Wednesday, January 26, 2011
Brandenburgs 3, 4 & more
Days and days have passed without my noting the lovely evening of music I heard last weekend at Jordan Hall, courtesy of the Handel and Haydn Society. This was one of their "just us folks" evenings - all the soloists were from the Society's ranks, save conductor Ian Watson, who did double duty much of the time on harpsichord. The program was centered on two of the Brandenburgs (3 and 4), although around these "greatest hits" of the baroque era were grouped a few pieces as obscure as the Brandenburgs are famous. (I've never heard of Charles Avison, for instance, much less his Concerto Grosso No. 5.) These obscurities all proved worthy - and some, more than worthy - although the overall effect of the evening was bit like a very enjoyable lecture built around the theme, "There were many great composers in the eighteenth century, but here's why Bach was best."
The one outlier to this thesis - Henry Purcell - was actually a seventeenth-century composer of course, although his one piece on the program, "Pavane and Chacony," sounded like it could have been written by some young turk only yesterday, particularly the strangely moving pavane, which stretched dissonant suspensions almost past their breaking points (while conductor Watson allowed his players to slowly edge toward a kind of keening anarchy). A highly unusual - and memorable - performance of a highly unusual piece.
Elsewhere, Watson (at right) cut a conducting profile that, as usual, was muscular, intelligent, and above all, heartily rhythmic; while this program didn't include any jigs or rondos, you still could have cut a rug to most of it - and it's somehow wonderful to watch a period band sway with the tunes they're playing as lustily as the Handel-and-Haydneers have learned to do.

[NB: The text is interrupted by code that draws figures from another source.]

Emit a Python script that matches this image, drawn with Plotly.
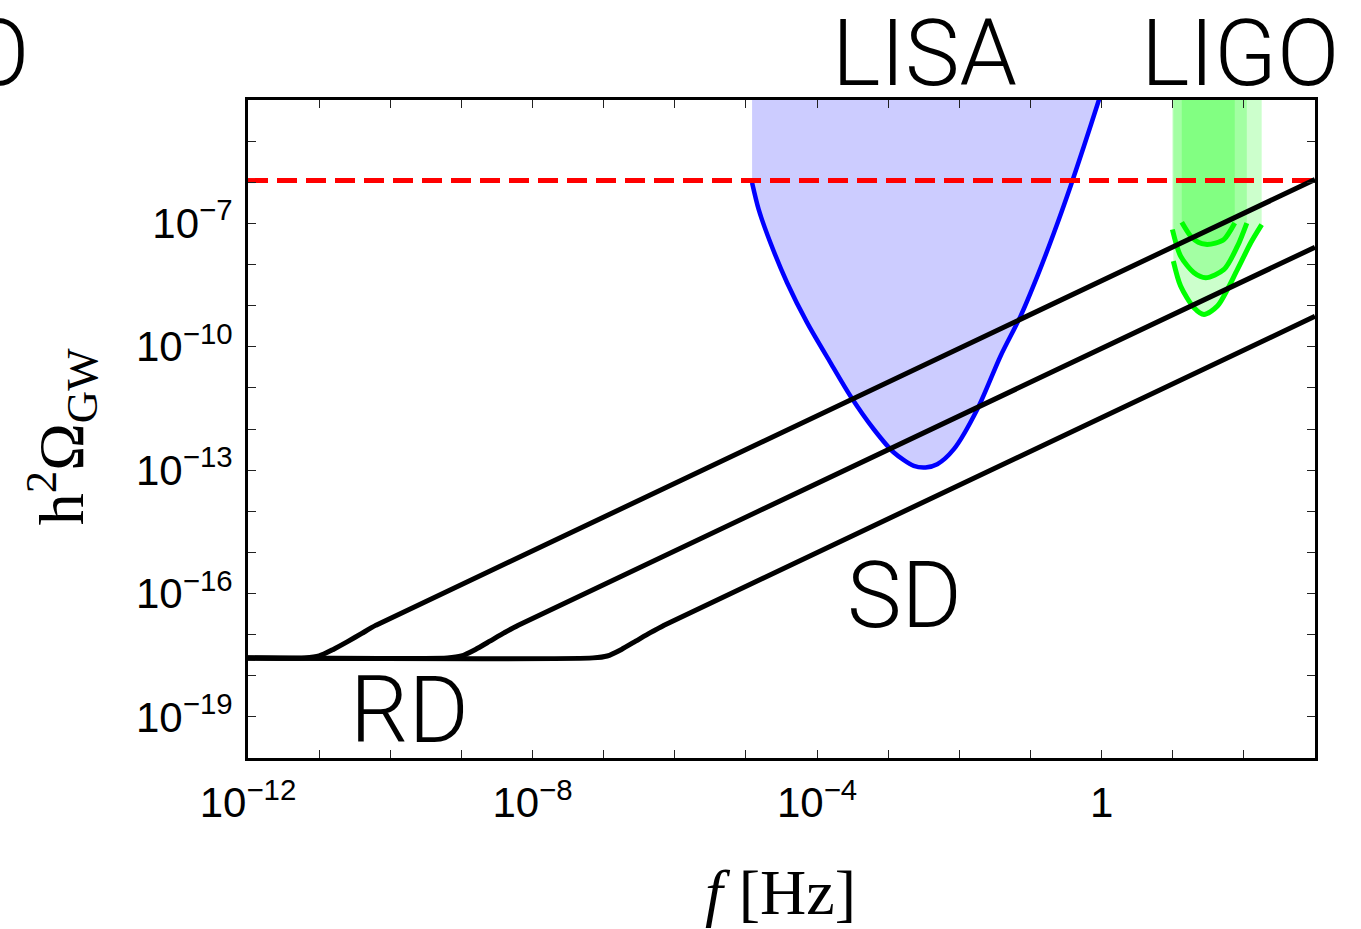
import plotly.graph_objects as go

# ---- axis limits -------------------------------------------------------
F_MIN, F_MAX = 1e-12, 1e3
OMEGA_MIN, OMEGA_MAX = 1e-20, 1e-4

# ---- GW spectra: RD plateau turning into the SD rise ------------------
sd1_f = [1e-12, 6.31e-12, 1.0e-11, 1.58e-11, 2.51e-11, 3.98e-11, 6.31e-11, 1e3]
sd1_omega = [2.69e-18, 2.72e-18, 3.02e-18, 4.37e-18, 6.76e-18, 1.07e-17, 1.70e-17, 1.17e-6]

sd2_f = [1e-12, 6.31e-10, 1.0e-9, 1.58e-9, 2.51e-9, 3.98e-9, 6.31e-9, 1e3]
sd2_omega = [2.69e-18, 2.72e-18, 3.02e-18, 4.37e-18, 6.92e-18, 1.10e-17, 1.70e-17, 2.63e-8]

sd3_f = [1e-12, 7.08e-8, 1.12e-7, 1.78e-7, 2.82e-7, 4.47e-7, 7.08e-7, 1e3]
sd3_omega = [2.69e-18, 2.72e-18, 3.02e-18, 4.37e-18, 6.92e-18, 1.10e-17, 1.70e-17, 5.50e-10]

# ---- bound (red dashed) ----------------------------------------------
bound_omega = 1.1e-6

# ---- LISA sensitivity --------------------------------------------------
lisa_f = [1.22e-5, 1.51e-5, 2.21e-5, 3.79e-5, 7.24e-5, 1.54e-4, 2.94e-4, 6.27e-4,
          1.20e-3, 2.29e-3, 3.35e-3, 4.89e-3, 8.38e-3, 1.79e-2, 3.80e-2, 7.26e-2,
          0.125, 0.214, 0.366, 0.564, 0.916, 1.07]
lisa_omega = [9.68e-7, 2.18e-7, 3.38e-8, 3.61e-9, 3.85e-10, 4.11e-11, 6.35e-12, 9.86e-13,
              2.68e-13, 1.27e-13, 1.16e-13, 1.39e-13, 3.23e-13, 3.02e-12, 5.96e-11, 5.57e-10,
              5.22e-9, 5.92e-8, 8.02e-7, 7.50e-6, 1.0e-4, 2.3e-4]

# ---- LIGO sensitivities ------------------------------------------------
ligo_a_f = [13.4, 17.9, 22.9, 29.1, 39.8, 52.6, 74.5]
ligo_a_omega = [1.07e-7, 4.90e-8, 3.47e-8, 3.09e-8, 3.31e-8, 4.07e-8, 1.02e-7]

ligo_b_f = [9.89, 12.9, 19.9, 29.1, 52.6, 81.3, 110]
ligo_b_omega = [7.11e-8, 1.60e-8, 6.31e-9, 4.78e-9, 7.59e-9, 2.79e-8, 1.02e-7]

ligo_c_f = [10.2, 12.9, 19.9, 27.5, 42.5, 81.3, 125, 178]
ligo_c_omega = [1.21e-8, 2.99e-9, 8.91e-10, 6.12e-10, 9.75e-10, 7.59e-9, 3.38e-8, 9.33e-8]

# ---- tick labels --------------------------------------------------------
x_tick_vals = [10.0 ** k for k in range(-12, 4)]
x_tick_text = {-12: "10<sup>−12</sup>", -8: "10<sup>−8</sup>", -4: "10<sup>−4</sup>", 0: "1"}
y_tick_vals = [10.0 ** k for k in range(-20, -3)]
y_tick_text = {-19: "10<sup>−19</sup>", -16: "10<sup>−16</sup>", -13: "10<sup>−13</sup>",
               -10: "10<sup>−10</sup>", -7: "10<sup>−7</sup>"}

fig = go.Figure()


def sensitivity_region(f, omega, fill, line_color, width):
    """Shaded region above a sensitivity curve, plus the curve itself."""
    fig.add_trace(go.Scatter(
        x=f + [f[-1], f[0]], y=omega + [OMEGA_MAX * 10, OMEGA_MAX * 10],
        mode="lines", fill="toself", fillcolor=fill, line=dict(width=0),
        hoverinfo="skip", showlegend=False))
    return go.Scatter(x=f, y=omega, mode="lines",
                      line=dict(color=line_color, width=width, shape="spline", smoothing=0.8),
                      showlegend=False)


curves = [
    sensitivity_region(lisa_f, lisa_omega, "rgba(0,0,255,0.2)", "#0000ff", 4.5),
    sensitivity_region(ligo_c_f, ligo_c_omega, "rgba(0,255,0,0.2)", "#00ff00", 5),
    sensitivity_region(ligo_b_f, ligo_b_omega, "rgba(0,255,0,0.2)", "#00ff00", 5),
    sensitivity_region(ligo_a_f, ligo_a_omega, "rgba(0,255,0,0.2)", "#00ff00", 5),
]
for c in curves:
    fig.add_trace(c)

fig.add_trace(go.Scatter(x=[F_MIN, F_MAX], y=[bound_omega, bound_omega], mode="lines",
                         line=dict(color="#ff0000", width=5, dash="20px,9px"),
                         showlegend=False))

for f, om in [(sd1_f, sd1_omega), (sd2_f, sd2_omega), (sd3_f, sd3_omega)]:
    fig.add_trace(go.Scatter(x=f, y=om, mode="lines",
                             line=dict(color="#000000", width=5, shape="spline", smoothing=0.6),
                             showlegend=False))

axis_common = dict(
    type="log", showgrid=False, zeroline=False,
    showline=True, linecolor="#000000", linewidth=3, mirror="allticks",
    ticks="inside", ticklen=8, tickwidth=1.3, tickcolor="#222222",
    tickfont=dict(family="Liberation Sans, Arial, sans-serif", size=42, color="#000000"),
)

fig.update_xaxes(
    range=[-12, 3],
    tickmode="array", tickvals=x_tick_vals,
    ticktext=[x_tick_text.get(k, "") for k in range(-12, 4)],
    ticklabelstandoff=6,
    **axis_common)
fig.update_yaxes(
    range=[-20, -4],
    tickmode="array", tickvals=y_tick_vals,
    ticktext=[y_tick_text.get(k, "") for k in range(-20, -3)],
    ticklabelstandoff=4,
    **axis_common)

label_font = dict(family="Roboto, Liberation Sans, sans-serif", size=92,
                  color="#000000", weight=300)
serif_font = dict(family="Liberation Serif, Times New Roman, serif", size=64, color="#000000")

annotations = [
    dict(text="LISA", x=0.6336, y=1.07, font=label_font),
    dict(text="LIGO", x=0.9297, y=1.07, font=label_font),
    dict(text="O", x=-0.203, y=1.07, xanchor="right", font=label_font),
    dict(text="SD", x=0.6157, y=0.2477, font=label_font),
    dict(text="RD", x=0.1518, y=0.0729, font=label_font),
    dict(text="h<sup>2</sup>Ω<sub>GW</sub>", x=-0.175, y=0.488, textangle=-90, font=serif_font),
    dict(text="<i>f</i> [Hz]", x=0.4986, y=-0.205, font=serif_font),
]
for a in annotations:
    a.setdefault("xanchor", "center")
    fig.add_annotation(xref="paper", yref="paper", showarrow=False, yanchor="middle", **a)

fig.update_layout(
    width=1361, height=929, autosize=False,
    margin=dict(l=248, r=46, t=100, b=171, pad=0),
    paper_bgcolor="#ffffff", plot_bgcolor="#ffffff",
    showlegend=False,
)

fig.write_html("out.html")
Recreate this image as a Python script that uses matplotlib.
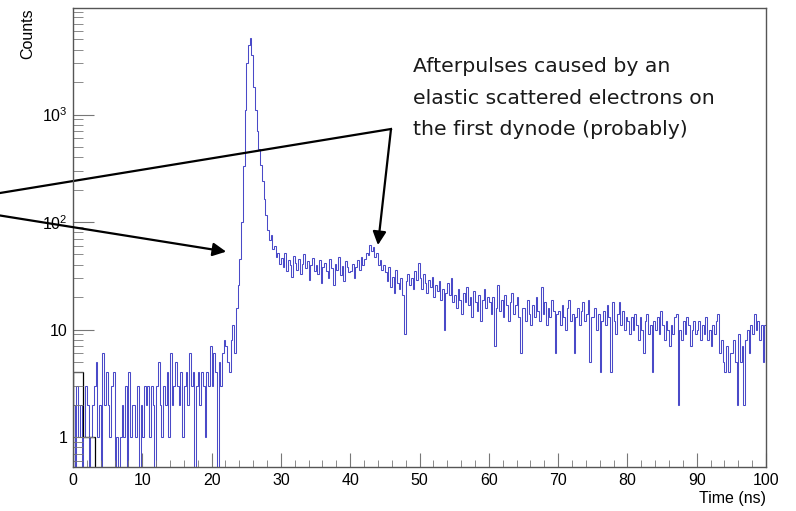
import numpy as np
import matplotlib
matplotlib.use("Agg")
import matplotlib.pyplot as plt
from matplotlib.ticker import FixedLocator, FixedFormatter, MultipleLocator, LogLocator, NullFormatter

plt.rcParams['font.family'] = ['Liberation Sans', 'DejaVu Sans']

# time spectrum, 0.25 ns bins from 0 to 100 ns (20 bins per row = 5 ns)
bin_width = 0.25
counts = [
    2, 0, 3, 1, 2, 0, 1, 3, 2, 0, 1, 2, 3, 5, 1, 2, 0, 6, 2, 4,                          # 0-5
    2, 1, 3, 4, 0, 1, 0, 1, 2, 1, 3, 0, 4, 1, 2, 2, 1, 3, 0, 2,                          # 5-10
    1, 3, 2, 3, 1, 3, 2, 0, 3, 5, 2, 1, 3, 2, 4, 1, 6, 2, 3, 5,                          # 10-15
    3, 2, 4, 1, 3, 4, 2, 6, 3, 4, 0, 3, 4, 2, 4, 3, 1, 4, 3, 7,                          # 15-20
    3, 6, 4, 0, 5, 3, 6, 8, 7, 5, 4, 8, 11, 6, 16, 26, 45, 100, 330, 1100,               # 20-25
    3000, 4400, 5100, 3600, 1800, 1100, 700, 480, 340, 240, 165, 115, 85, 68, 76, 56, 60, 47, 52, 41,  # 25-30
    46, 38, 52, 35, 44, 40, 31, 48, 42, 36, 45, 33, 41, 50, 37, 43, 29, 40, 46, 35,      # 30-35
    40, 33, 44, 27, 38, 42, 35, 30, 45, 37, 26, 41, 36, 47, 32, 39, 28, 43, 38, 34,      # 35-40
    35, 41, 30, 38, 44, 36, 47, 40, 45, 52, 49, 61, 54, 58, 47, 52, 40, 44, 36, 40,      # 40-45
    34, 28, 38, 25, 31, 22, 36, 27, 24, 30, 21, 9, 28, 33, 26, 30, 24, 35, 29, 42,       # 45-50
    30, 24, 33, 27, 22, 29, 25, 31, 20, 26, 23, 28, 19, 24, 10, 22, 27, 21, 30, 18,      # 50-55
    21, 16, 24, 19, 14, 22, 18, 25, 17, 20, 13, 23, 18, 15, 21, 12, 19, 24, 16, 20,      # 55-60
    18, 14, 20, 7, 16, 26, 15, 19, 13, 21, 17, 12, 18, 22, 14, 17, 20, 13, 6, 16,        # 60-65
    16, 12, 19, 14, 11, 17, 13, 20, 15, 12, 25, 14, 18, 11, 16, 13, 19, 15, 6, 14,       # 65-70
    15, 11, 17, 13, 10, 16, 19, 12, 14, 6, 13, 16, 11, 15, 18, 12, 14, 19, 5, 13,       # 70-75
    13, 16, 10, 14, 4, 12, 15, 11, 17, 13, 4, 18, 12, 9, 14, 18, 11, 15, 10, 13,         # 75-80
    12, 9, 13, 10, 14, 11, 8, 13, 10, 6, 12, 14, 9, 11, 4, 12, 10, 13, 9, 15,            # 80-85
    11, 8, 12, 10, 7, 11, 9, 13, 14, 2, 10, 8, 12, 9, 13, 11, 7, 10, 12, 9,              # 85-90
    10, 12, 8, 11, 9, 13, 8, 10, 7, 11, 9, 12, 14, 6, 8, 5, 4, 7, 4, 6,                  # 90-95
    6, 8, 5, 2, 9, 5, 7, 2, 8, 10, 6, 11, 9, 14, 10, 12, 8, 11, 5, 11,                   # 95-100
]

# second (black) histogram, only a couple of entries at the start
black_edges = [0, 1.5, 3.2]
black_counts = [4, 1]

y_ticks = [1, 10, 100, 1000]
y_labels = ['1', '10', r'$\mathregular{10^{2}}$', r'$\mathregular{10^{3}}$']

counts = np.array(counts, dtype=float)
edges = np.arange(len(counts) + 1) * bin_width
floor = 1e-2  # empty bins drop below the axis on the log scale

fig = plt.figure(figsize=(7.96, 5.11), dpi=100)
ax = fig.add_axes([73 / 796, 44 / 511, 693 / 796, 459 / 511])

ax.stairs(np.where(counts > 0, counts, floor), edges, baseline=None,
          color='#4a4ac8', lw=0.75)
ax.stairs(black_counts, black_edges, baseline=floor, color='black', lw=0.9)

ax.set_yscale('log')
ax.set_xlim(0, 100)
ax.set_ylim(0.526, 9790)

ax.xaxis.set_major_locator(MultipleLocator(10))
ax.xaxis.set_minor_locator(MultipleLocator(2))
ax.yaxis.set_major_locator(FixedLocator(y_ticks))
ax.yaxis.set_major_formatter(FixedFormatter(y_labels))
ax.yaxis.set_minor_locator(LogLocator(base=10, subs=np.arange(2, 10)))
ax.yaxis.set_minor_formatter(NullFormatter())

ax.tick_params(which='both', direction='in', colors='#777777', labelcolor='black',
               labelsize=11.5, top=False, right=False)
ax.tick_params(axis='x', which='major', length=10, pad=4)
ax.tick_params(axis='x', which='minor', length=5)
ax.tick_params(axis='y', which='major', length=15, pad=4)
ax.tick_params(axis='y', which='minor', length=7.5)
for sp in ax.spines.values():
    sp.set_color('#555555')
    sp.set_linewidth(1.0)

fig.text(28 / 796, 1 - 8 / 511, 'Counts', rotation=90, ha='center', va='top', fontsize=11.5)
fig.text(766 / 796, 8 / 511, 'Time (ns)', ha='right', va='baseline', fontsize=11.5)

# note text
note = ['Afterpulses caused by an',
        'elastic scattered electrons on',
        'the first dynode (probably)']
for i, line in enumerate(note):
    fig.text(413 / 796, (511 - 72 - 31.5 * i) / 511, line, family=['DejaVu Sans'],
             fontsize=14.7, color='#1a1a1a', ha='left', va='baseline')

# arrows
arrow = dict(arrowstyle='-|>', color='black', lw=1.6, mutation_scale=20, shrinkA=0, shrinkB=0)
ax.plot([0, 391], [511 - 193, 511 - 129], color='black', lw=1.6,
        transform=None, clip_on=False)
ax.annotate('', xy=(44.0, 61), xycoords='data',
            xytext=(391, 511 - 129), textcoords='figure pixels', arrowprops=arrow)
ax.annotate('', xy=(22.1, 53), xycoords='data',
            xytext=(0, 511 - 215.5), textcoords='figure pixels', arrowprops=arrow)

fig.savefig('out.png', dpi=100)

There were, however, a few slight disappointments here and there; the Telemann Viola Concerto in G Major, for instance, was certainly lovely, but violist David Miller, though technically fastidious, didn't quite bring enough emotional expansiveness to his solos to make them transporting. And even though much of the baroque repertoire is sourced in dance, as period music aficionados love to point out, still, dance is not the end-all (much less the be-all) of baroque music. And so while Watson's approach often paid huge dividends, especially in the lesser works by Boyce and Avison (which proved perfectly smashing), I didn't feel it brought any new dimension to the Brandenburgs. They danced alright, but not in any enlightening or original way; perhaps there's a subtle sense of musical space to these concerti that you can't capture through lilting rhythms alone. I must at the same time note, however, that No. 4 was brightened by sparkling playing from Christopher Krueger and Stephen Hammer on recorder, and an almost frenzied turn by the great Christina Day Martinson on violin, and that No. 3 featured perhaps the most focused ensemble work of the program. Still, I think it will be that grief-stricken Pavane from Purcell that I'll remember most vividly from this enjoyable evening.